====== Given material

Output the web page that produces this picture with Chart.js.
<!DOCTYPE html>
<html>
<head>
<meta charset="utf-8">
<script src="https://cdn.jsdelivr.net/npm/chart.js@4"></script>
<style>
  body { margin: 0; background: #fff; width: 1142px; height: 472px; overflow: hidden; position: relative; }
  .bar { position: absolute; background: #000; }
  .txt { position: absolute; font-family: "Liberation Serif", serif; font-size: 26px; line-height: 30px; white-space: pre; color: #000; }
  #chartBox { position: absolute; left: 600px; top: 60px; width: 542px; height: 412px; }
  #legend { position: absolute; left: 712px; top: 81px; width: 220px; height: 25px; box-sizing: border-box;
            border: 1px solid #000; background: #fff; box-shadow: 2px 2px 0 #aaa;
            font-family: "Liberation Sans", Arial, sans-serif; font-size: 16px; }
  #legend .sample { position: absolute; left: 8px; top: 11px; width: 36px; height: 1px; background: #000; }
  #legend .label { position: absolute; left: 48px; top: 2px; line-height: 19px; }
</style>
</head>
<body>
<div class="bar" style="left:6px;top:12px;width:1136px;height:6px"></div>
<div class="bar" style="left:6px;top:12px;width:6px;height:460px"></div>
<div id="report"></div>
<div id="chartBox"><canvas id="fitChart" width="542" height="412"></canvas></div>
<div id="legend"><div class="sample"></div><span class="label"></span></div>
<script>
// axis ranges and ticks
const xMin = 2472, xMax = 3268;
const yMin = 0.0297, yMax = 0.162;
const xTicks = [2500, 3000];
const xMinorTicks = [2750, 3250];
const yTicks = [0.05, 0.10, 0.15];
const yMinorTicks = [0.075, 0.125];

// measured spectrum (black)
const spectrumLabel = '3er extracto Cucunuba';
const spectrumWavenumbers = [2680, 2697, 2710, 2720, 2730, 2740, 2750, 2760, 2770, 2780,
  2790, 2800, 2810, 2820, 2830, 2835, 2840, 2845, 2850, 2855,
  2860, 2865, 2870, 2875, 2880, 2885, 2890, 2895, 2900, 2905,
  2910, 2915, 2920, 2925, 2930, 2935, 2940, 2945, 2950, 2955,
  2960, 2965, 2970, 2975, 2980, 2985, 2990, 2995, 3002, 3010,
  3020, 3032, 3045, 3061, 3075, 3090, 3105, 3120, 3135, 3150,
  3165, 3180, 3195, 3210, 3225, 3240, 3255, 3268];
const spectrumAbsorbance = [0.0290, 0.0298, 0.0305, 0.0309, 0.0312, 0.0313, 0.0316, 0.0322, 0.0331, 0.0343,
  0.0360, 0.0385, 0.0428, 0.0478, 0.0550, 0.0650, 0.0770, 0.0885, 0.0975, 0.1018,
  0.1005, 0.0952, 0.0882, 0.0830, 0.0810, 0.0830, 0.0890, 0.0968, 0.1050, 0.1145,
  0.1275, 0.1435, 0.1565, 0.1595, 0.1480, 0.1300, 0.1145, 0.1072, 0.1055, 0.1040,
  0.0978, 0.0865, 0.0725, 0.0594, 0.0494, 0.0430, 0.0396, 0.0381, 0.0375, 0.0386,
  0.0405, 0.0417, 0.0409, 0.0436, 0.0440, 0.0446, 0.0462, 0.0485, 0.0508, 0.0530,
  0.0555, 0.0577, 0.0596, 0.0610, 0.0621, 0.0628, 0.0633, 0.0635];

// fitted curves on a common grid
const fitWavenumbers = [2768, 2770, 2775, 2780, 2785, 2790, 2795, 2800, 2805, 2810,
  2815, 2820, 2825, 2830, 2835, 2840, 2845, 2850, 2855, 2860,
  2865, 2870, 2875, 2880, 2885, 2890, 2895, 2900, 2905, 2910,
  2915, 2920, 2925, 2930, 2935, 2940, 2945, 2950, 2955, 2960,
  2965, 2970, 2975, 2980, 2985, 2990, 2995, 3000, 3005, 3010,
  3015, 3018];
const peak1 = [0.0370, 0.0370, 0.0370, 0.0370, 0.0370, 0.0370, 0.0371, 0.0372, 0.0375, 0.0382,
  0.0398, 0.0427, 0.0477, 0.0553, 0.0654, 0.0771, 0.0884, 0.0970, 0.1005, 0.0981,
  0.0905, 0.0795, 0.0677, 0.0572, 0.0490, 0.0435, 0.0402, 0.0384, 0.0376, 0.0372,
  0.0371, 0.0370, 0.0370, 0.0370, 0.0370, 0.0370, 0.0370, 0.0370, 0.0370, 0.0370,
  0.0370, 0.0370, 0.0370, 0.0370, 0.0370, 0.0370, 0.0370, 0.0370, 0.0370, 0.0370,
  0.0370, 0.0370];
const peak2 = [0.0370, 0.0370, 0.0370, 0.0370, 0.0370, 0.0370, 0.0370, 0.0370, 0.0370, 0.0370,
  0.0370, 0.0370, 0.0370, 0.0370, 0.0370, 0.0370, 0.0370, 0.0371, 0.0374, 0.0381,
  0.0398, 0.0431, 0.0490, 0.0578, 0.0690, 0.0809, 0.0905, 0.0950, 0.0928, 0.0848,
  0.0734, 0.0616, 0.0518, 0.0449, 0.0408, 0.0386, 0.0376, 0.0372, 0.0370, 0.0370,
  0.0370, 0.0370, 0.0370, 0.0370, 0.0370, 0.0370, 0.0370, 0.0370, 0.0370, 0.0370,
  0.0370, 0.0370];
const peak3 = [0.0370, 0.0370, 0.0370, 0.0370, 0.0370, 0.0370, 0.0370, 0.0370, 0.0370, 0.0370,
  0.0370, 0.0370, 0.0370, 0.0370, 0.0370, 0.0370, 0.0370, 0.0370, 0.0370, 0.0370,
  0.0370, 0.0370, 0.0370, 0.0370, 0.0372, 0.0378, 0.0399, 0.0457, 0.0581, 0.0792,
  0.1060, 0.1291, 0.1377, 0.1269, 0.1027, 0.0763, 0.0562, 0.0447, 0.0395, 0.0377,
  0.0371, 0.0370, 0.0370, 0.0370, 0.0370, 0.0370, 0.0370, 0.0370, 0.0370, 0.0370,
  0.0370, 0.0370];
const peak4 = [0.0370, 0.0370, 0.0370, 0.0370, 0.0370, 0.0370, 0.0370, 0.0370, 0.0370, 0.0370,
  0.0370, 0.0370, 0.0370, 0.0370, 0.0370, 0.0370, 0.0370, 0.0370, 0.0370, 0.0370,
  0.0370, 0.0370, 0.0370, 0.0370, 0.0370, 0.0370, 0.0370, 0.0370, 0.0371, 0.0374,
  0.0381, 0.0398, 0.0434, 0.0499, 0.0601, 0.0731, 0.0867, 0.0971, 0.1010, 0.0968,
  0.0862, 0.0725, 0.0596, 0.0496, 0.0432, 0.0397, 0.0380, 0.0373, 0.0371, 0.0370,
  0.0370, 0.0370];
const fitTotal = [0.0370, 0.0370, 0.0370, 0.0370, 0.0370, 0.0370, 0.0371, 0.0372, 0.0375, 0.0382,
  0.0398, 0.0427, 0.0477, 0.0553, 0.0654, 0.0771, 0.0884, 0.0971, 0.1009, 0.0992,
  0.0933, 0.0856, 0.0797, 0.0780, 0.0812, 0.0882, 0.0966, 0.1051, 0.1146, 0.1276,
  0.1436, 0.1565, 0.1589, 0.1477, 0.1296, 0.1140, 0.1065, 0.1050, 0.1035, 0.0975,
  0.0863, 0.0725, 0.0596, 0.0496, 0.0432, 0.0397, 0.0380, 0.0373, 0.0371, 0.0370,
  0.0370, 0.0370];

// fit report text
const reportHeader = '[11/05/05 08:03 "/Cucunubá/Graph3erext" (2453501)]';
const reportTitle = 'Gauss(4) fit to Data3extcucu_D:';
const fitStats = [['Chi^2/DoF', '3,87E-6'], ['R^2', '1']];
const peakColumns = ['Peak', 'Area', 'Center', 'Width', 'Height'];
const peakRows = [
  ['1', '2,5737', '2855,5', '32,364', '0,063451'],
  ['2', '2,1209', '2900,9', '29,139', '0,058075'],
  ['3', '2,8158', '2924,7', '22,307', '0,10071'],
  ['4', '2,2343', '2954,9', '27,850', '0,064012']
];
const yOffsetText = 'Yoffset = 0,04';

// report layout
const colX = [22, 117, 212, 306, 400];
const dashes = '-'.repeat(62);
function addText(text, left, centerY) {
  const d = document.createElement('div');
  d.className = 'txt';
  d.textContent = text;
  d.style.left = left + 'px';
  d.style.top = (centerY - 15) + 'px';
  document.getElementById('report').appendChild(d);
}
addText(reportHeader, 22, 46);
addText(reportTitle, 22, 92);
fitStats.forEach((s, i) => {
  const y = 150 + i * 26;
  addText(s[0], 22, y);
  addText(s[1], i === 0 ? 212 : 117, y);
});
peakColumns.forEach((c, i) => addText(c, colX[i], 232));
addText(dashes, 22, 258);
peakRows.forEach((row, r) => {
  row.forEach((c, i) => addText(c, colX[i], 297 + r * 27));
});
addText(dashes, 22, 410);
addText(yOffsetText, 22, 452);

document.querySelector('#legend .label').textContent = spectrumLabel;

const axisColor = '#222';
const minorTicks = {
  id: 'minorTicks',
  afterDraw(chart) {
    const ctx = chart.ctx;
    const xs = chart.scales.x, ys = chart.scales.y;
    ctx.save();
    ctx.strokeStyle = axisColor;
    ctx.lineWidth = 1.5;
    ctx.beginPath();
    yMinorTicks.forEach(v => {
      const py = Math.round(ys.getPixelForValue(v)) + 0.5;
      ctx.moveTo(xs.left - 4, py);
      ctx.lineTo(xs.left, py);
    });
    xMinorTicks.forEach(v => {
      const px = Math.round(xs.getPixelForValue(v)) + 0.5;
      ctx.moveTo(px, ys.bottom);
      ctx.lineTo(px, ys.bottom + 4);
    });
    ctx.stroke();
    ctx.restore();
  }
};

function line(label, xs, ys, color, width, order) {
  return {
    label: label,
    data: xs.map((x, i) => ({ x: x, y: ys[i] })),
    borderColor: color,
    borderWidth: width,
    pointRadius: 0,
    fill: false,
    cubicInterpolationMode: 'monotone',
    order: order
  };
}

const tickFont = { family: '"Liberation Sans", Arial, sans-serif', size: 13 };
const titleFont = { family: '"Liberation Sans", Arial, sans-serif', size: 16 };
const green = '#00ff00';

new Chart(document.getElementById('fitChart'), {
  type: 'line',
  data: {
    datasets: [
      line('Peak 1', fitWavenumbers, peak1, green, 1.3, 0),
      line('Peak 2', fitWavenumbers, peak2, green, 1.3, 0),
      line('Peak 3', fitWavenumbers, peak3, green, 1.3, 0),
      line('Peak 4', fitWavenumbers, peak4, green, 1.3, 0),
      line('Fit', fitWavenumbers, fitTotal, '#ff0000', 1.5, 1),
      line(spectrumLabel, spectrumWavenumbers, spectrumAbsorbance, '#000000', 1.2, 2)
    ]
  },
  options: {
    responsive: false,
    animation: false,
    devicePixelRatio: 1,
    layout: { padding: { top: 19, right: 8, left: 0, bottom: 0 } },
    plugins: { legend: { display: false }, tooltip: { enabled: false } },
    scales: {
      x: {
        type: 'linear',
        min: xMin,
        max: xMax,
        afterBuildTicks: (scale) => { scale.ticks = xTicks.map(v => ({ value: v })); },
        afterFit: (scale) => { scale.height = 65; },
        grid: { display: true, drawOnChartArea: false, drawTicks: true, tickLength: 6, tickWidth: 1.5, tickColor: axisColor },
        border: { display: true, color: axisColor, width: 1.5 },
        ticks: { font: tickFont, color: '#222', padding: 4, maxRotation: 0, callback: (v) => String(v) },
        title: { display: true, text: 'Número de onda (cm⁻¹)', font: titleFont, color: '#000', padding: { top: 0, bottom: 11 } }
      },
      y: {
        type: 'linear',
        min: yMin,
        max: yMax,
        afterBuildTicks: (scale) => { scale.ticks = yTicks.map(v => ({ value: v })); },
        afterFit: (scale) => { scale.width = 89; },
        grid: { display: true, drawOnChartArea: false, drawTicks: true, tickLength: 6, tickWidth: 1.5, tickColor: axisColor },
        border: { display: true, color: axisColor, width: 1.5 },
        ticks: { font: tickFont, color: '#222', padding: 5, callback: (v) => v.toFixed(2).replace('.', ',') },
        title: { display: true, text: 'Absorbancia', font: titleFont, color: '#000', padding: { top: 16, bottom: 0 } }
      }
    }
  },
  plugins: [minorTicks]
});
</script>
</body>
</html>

============

▶ **Given instruction**: Copy out the listing above, line by line and exactly, from its first line to the line holding "const yMinorTicks = [0.075, 0.125];", inclusive.

▶ **Answer to the task**:
Output the web page that produces this picture with Chart.js.
<!DOCTYPE html>
<html>
<head>
<meta charset="utf-8">
<script src="https://cdn.jsdelivr.net/npm/chart.js@4"></script>
<style>
  body { margin: 0; background: #fff; width: 1142px; height: 472px; overflow: hidden; position: relative; }
  .bar { position: absolute; background: #000; }
  .txt { position: absolute; font-family: "Liberation Serif", serif; font-size: 26px; line-height: 30px; white-space: pre; color: #000; }
  #chartBox { position: absolute; left: 600px; top: 60px; width: 542px; height: 412px; }
  #legend { position: absolute; left: 712px; top: 81px; width: 220px; height: 25px; box-sizing: border-box;
            border: 1px solid #000; background: #fff; box-shadow: 2px 2px 0 #aaa;
            font-family: "Liberation Sans", Arial, sans-serif; font-size: 16px; }
  #legend .sample { position: absolute; left: 8px; top: 11px; width: 36px; height: 1px; background: #000; }
  #legend .label { position: absolute; left: 48px; top: 2px; line-height: 19px; }
</style>
</head>
<body>
<div class="bar" style="left:6px;top:12px;width:1136px;height:6px"></div>
<div class="bar" style="left:6px;top:12px;width:6px;height:460px"></div>
<div id="report"></div>
<div id="chartBox"><canvas id="fitChart" width="542" height="412"></canvas></div>
<div id="legend"><div class="sample"></div><span class="label"></span></div>
<script>
// axis ranges and ticks
const xMin = 2472, xMax = 3268;
const yMin = 0.0297, yMax = 0.162;
const xTicks = [2500, 3000];
const xMinorTicks = [2750, 3250];
const yTicks = [0.05, 0.10, 0.15];
const yMinorTicks = [0.075, 0.125];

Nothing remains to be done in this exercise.